Cathy Clerbaux est directeur de recherche CNRS au LATMOS. Elle a soutenu sa thèse de physique en spectroscopie en 1993 à l'Université Libre de Bruxelles (ULB) et a obtenu un poste de chercheure CNRS au Service d'Aéronomie en 1995. Elle consacre une grande partie de son travail à la mission de sondage atmosphérique IASI/MetOp et coordonne le projet ESPRI de l'IPSL. Depuis une dizaine d'années, elle partage ses activités entre le LATMOS et l'ULB.



Cathy Clerbaux, comment êtes-vous devenue directeur de recherche au LATMOS ?

En sortant de l’école, j’étais indécise sur les études que je voulais entreprendre. Comme à l’époque j’étais très attirée par les étoiles et les planètes, j’ai choisi de faire des études de physique à l’Université Libre de Bruxelles. J’ai ensuite poursuivi par une thèse dans le domaine de la spectroscopie, je l'ai soutenue en 1993.


Au cours de ma thèse, j’ai rapidement trouvé mon domaine de recherche trop « déconnecté » de la vie réelle et je trouvais difficile de ne pas pouvoir expliquer mes travaux aux autres. Je me suis alors dirigée vers la spectroscopie appliquée aux mesures de la composition atmosphérique. Après ma thèse, j’ai obtenu une bourse CNES de post-doctorante grâce à Gérard Mégie , pour préparer la mission satellite IASI/MetOp au Service d’Aéronomie (1) . Ce travail permettait une application concrète de la spectroscopie aux mesures atmosphériques.


Au bout de deux ans de post-doctorat, en 1995, je me suis présentée au concours chercheurs du CNRS et j’ai eu la chance d’avoir un poste. Je pense que j’avais un atout par rapport aux candidats français car, en Belgique, la bourse de thèse doit être renouvelée chaque année en passant une audition orale et j’avais donc déjà une certaine habitude de cet exercice. De plus, en Belgique on nous incitait à publier beaucoup pendant les quatre ans de thèse car il est encore plus difficile qu’en France d’avoir un poste dans la recherche. Je suis entrée au Service d’Aéronomie (SA) en 1995. Après une dizaine d’années passées au SA, j’ai commencé une collaboration avec l'Université Libre de Bruxelles et depuis, je partage mes activités entre les deux laboratoires.

Cathy Clerbaux



En quoi consiste votre travail ?

Avec mon équipe, nous analysons des données satellite pour étudier la composition de l’atmosphère et surveiller son évolution. Nous travaillons en particulier sur la mission IASI, un instrument qui vole depuis cinq ans sur une plate-forme météorologique. Nous recevons quotidiennement les données envoyées par le satellite, dont nous déduisons les concentrations de gaz atmosphériques.
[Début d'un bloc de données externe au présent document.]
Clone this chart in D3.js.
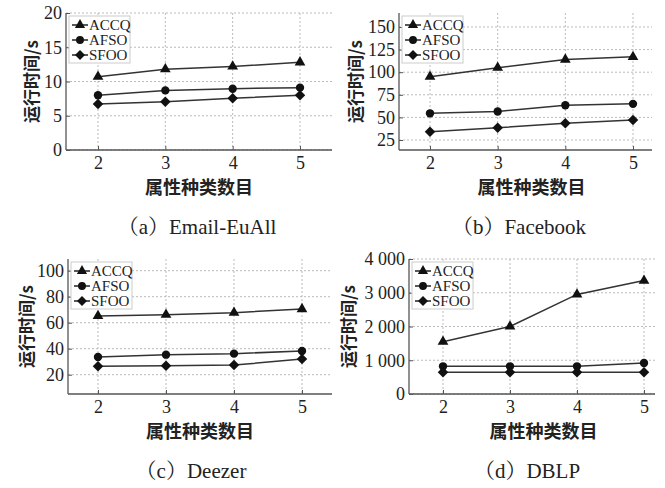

Concrètement, ces données permettent de mesurer les gaz liés à la pollution, comme l’ozone, l’ammoniac ou le monoxyde de carbone, ainsi que les principaux gaz à effet de serre. Nous traitons en temps réel les données reçues depuis une antenne de réception installée sur le toit de l’Université Pierre et Marie Curie sur le campus Jussieu, à Paris. Ces observations peuvent être exploitées soit pour faire des études sur la surveillance à long terme des gaz, soit pour analyser le déplacement des polluants à l’échelle des pays, des continents ou du globe, ou encore pour générer des alertes en cas d’évènements plus ponctuels. Par exemple dans le cas de grands feux, comme lors des feux qui ont ravagé les alentours de Moscou en août 2010, ou lors d’éruptions volcaniques, comme celle du volcan islandais EyjafJöll en mars 2010, où IASI avait fourni des mesures des panaches de cendres .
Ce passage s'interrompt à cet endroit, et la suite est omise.